Rudenko, who has family in Ukraine but whose husband and brother are both soldiers in the Russian armed forces, attended a few anti-war rallies and handed out copies of George Orwell’s dystopian and anti-authoritarian novel “1984” to passers-by.
“The state has its own opinion, and from its point of view we must keep our opinions to ourselves,” she told Reuters.
Rudenko, who does not explicitly state her views on the war in her videos, said she was shocked when authorities launched a review of her channel for anti-war content earlier this year.
“Why are they doing this? I think just to show: we are all-powerful, we will destroy you,” she said. “Well, go ahead, destroy me.”
In interviews, some younger lawyers with fewer years of experience of Russia’s justice system said they were determined to represent anti-war dissenters but found the work exhausting.
Yuri Mikhailov, a 25-year-old public defender in the Moscow region, joined OVD-Info early in March last year.

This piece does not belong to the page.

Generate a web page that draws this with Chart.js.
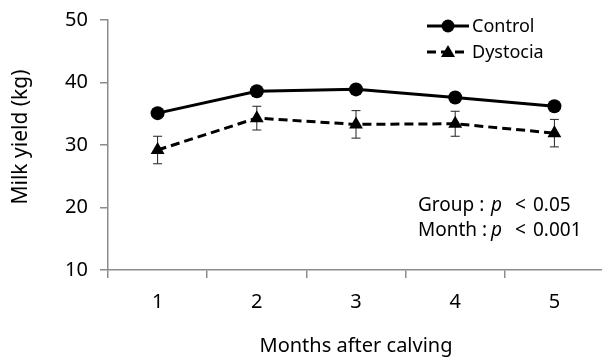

Most of his clients have been arrested for small acts of protest, such as one man who wrote “365 NO” in the snow in a Moscow park on the one-year anniversary of the invasion.

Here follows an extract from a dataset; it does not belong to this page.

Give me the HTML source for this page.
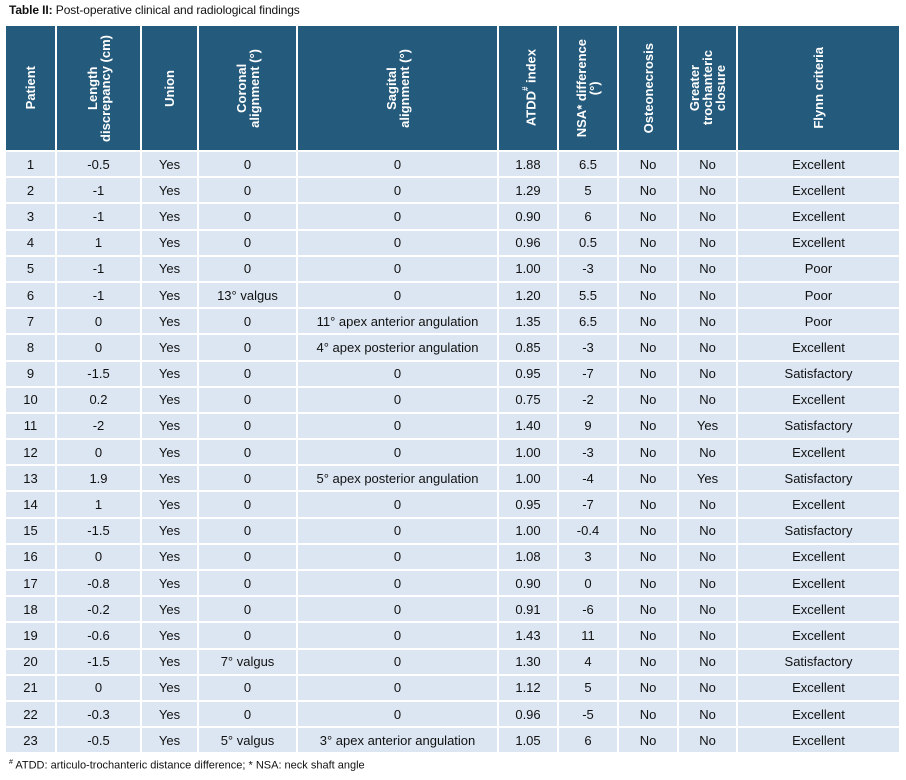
<!DOCTYPE html>
<html><head><meta charset="utf-8"><style>
body{margin:0;width:906px;height:780px;background:#fff;font-family:"Liberation Sans",Arial,sans-serif;color:#111;position:relative;overflow:hidden}
.title{position:absolute;left:9px;top:3px;font-size:12px;letter-spacing:-0.1px}
table{position:absolute;left:4px;top:24px;border-collapse:collapse;table-layout:fixed;width:895px}
td,th{border:2px solid #fff;padding:0;text-align:center;font-size:13px;overflow:hidden;white-space:nowrap}
th{background:#245a7c;color:#fff;height:124px;font-weight:bold;vertical-align:middle}
th div{writing-mode:vertical-rl;transform:rotate(180deg);margin:auto;line-height:13px;white-space:normal;text-align:center}
td{background:#dce6f2;height:24.2px}
.foot{position:absolute;left:9px;top:759px;font-size:11px}
</style></head><body>
<div class="title"><b>Table II:</b> Post-operative clinical and radiological findings</div>
<table>
<colgroup><col style="width:51px"><col style="width:85px"><col style="width:57px"><col style="width:99px"><col style="width:201px"><col style="width:60px"><col style="width:60px"><col style="width:60px"><col style="width:59px"><col style="width:163px"></colgroup>
<tr><th><div>Patient</div></th><th><div>Length<br>discrepancy (cm)</div></th><th><div>Union</div></th><th><div>Coronal<br>alignment (°)</div></th><th><div>Sagital<br>alignment (°)</div></th><th><div>ATDD<sup style="font-size:8px">#</sup> index</div></th><th><div>NSA* difference<br>(°)</div></th><th><div>Osteonecrosis</div></th><th><div>Greater<br>trochanteric<br>closure</div></th><th><div>Flynn criteria</div></th></tr>
<tr><td>1</td><td>-0.5</td><td>Yes</td><td>0</td><td>0</td><td>1.88</td><td>6.5</td><td>No</td><td>No</td><td>Excellent</td></tr>
<tr><td>2</td><td>-1</td><td>Yes</td><td>0</td><td>0</td><td>1.29</td><td>5</td><td>No</td><td>No</td><td>Excellent</td></tr>
<tr><td>3</td><td>-1</td><td>Yes</td><td>0</td><td>0</td><td>0.90</td><td>6</td><td>No</td><td>No</td><td>Excellent</td></tr>
<tr><td>4</td><td>1</td><td>Yes</td><td>0</td><td>0</td><td>0.96</td><td>0.5</td><td>No</td><td>No</td><td>Excellent</td></tr>
<tr><td>5</td><td>-1</td><td>Yes</td><td>0</td><td>0</td><td>1.00</td><td>-3</td><td>No</td><td>No</td><td>Poor</td></tr>
<tr><td>6</td><td>-1</td><td>Yes</td><td>13° valgus</td><td>0</td><td>1.20</td><td>5.5</td><td>No</td><td>No</td><td>Poor</td></tr>
<tr><td>7</td><td>0</td><td>Yes</td><td>0</td><td>11° apex anterior angulation</td><td>1.35</td><td>6.5</td><td>No</td><td>No</td><td>Poor</td></tr>
<tr><td>8</td><td>0</td><td>Yes</td><td>0</td><td>4° apex posterior angulation</td><td>0.85</td><td>-3</td><td>No</td><td>No</td><td>Excellent</td></tr>
<tr><td>9</td><td>-1.5</td><td>Yes</td><td>0</td><td>0</td><td>0.95</td><td>-7</td><td>No</td><td>No</td><td>Satisfactory</td></tr>
<tr><td>10</td><td>0.2</td><td>Yes</td><td>0</td><td>0</td><td>0.75</td><td>-2</td><td>No</td><td>No</td><td>Excellent</td></tr>
<tr><td>11</td><td>-2</td><td>Yes</td><td>0</td><td>0</td><td>1.40</td><td>9</td><td>No</td><td>Yes</td><td>Satisfactory</td></tr>
<tr><td>12</td><td>0</td><td>Yes</td><td>0</td><td>0</td><td>1.00</td><td>-3</td><td>No</td><td>No</td><td>Excellent</td></tr>
<tr><td>13</td><td>1.9</td><td>Yes</td><td>0</td><td>5° apex posterior angulation</td><td>1.00</td><td>-4</td><td>No</td><td>Yes</td><td>Satisfactory</td></tr>
<tr><td>14</td><td>1</td><td>Yes</td><td>0</td><td>0</td><td>0.95</td><td>-7</td><td>No</td><td>No</td><td>Excellent</td></tr>
<tr><td>15</td><td>-1.5</td><td>Yes</td><td>0</td><td>0</td><td>1.00</td><td>-0.4</td><td>No</td><td>No</td><td>Satisfactory</td></tr>
<tr><td>16</td><td>0</td><td>Yes</td><td>0</td><td>0</td><td>1.08</td><td>3</td><td>No</td><td>No</td><td>Excellent</td></tr>
<tr><td>17</td><td>-0.8</td><td>Yes</td><td>0</td><td>0</td><td>0.90</td><td>0</td><td>No</td><td>No</td><td>Excellent</td></tr>
<tr><td>18</td><td>-0.2</td><td>Yes</td><td>0</td><td>0</td><td>0.91</td><td>-6</td><td>No</td><td>No</td><td>Excellent</td></tr>
<tr><td>19</td><td>-0.6</td><td>Yes</td><td>0</td><td>0</td><td>1.43</td><td>11</td><td>No</td><td>No</td><td>Excellent</td></tr>
<tr><td>20</td><td>-1.5</td><td>Yes</td><td>7° valgus</td><td>0</td><td>1.30</td><td>4</td><td>No</td><td>No</td><td>Satisfactory</td></tr>
<tr><td>21</td><td>0</td><td>Yes</td><td>0</td><td>0</td><td>1.12</td><td>5</td><td>No</td><td>No</td><td>Excellent</td></tr>
<tr><td>22</td><td>-0.3</td><td>Yes</td><td>0</td><td>0</td><td>0.96</td><td>-5</td><td>No</td><td>No</td><td>Excellent</td></tr>
<tr><td>23</td><td>-0.5</td><td>Yes</td><td>5° valgus</td><td>3° apex anterior angulation</td><td>1.05</td><td>6</td><td>No</td><td>No</td><td>Excellent</td></tr>
</table>
<div class="foot"><sup style="font-size:7px">#</sup> ATDD: articulo-trochanteric distance difference; * NSA: neck shaft angle</div>
</body></html>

But Mikhailov has also defended ordinary citizens “going about their business” in public places, who were arrested, he said, simply for being in the wrong place at the wrong time.
“I can argue persuasively to the judge that two times two is four – and he may even nod his head. But in the end he decides two times two is five.”
Before the Ukraine conflict, Gominova, in St Petersburg, worked mainly on civil cases ranging from family disputes to consumer rights. While a few acquaintances consider her a traitor, she said, most friends and relatives are proud, albeit worried for her.
“Sometimes I leave court with such anger that I feel a great surge of strength to keep fighting. Other times, I close the courtroom door and tears flow from helplessness,” she said.
“As long as I have the strength inside me, I will remain in Russia.”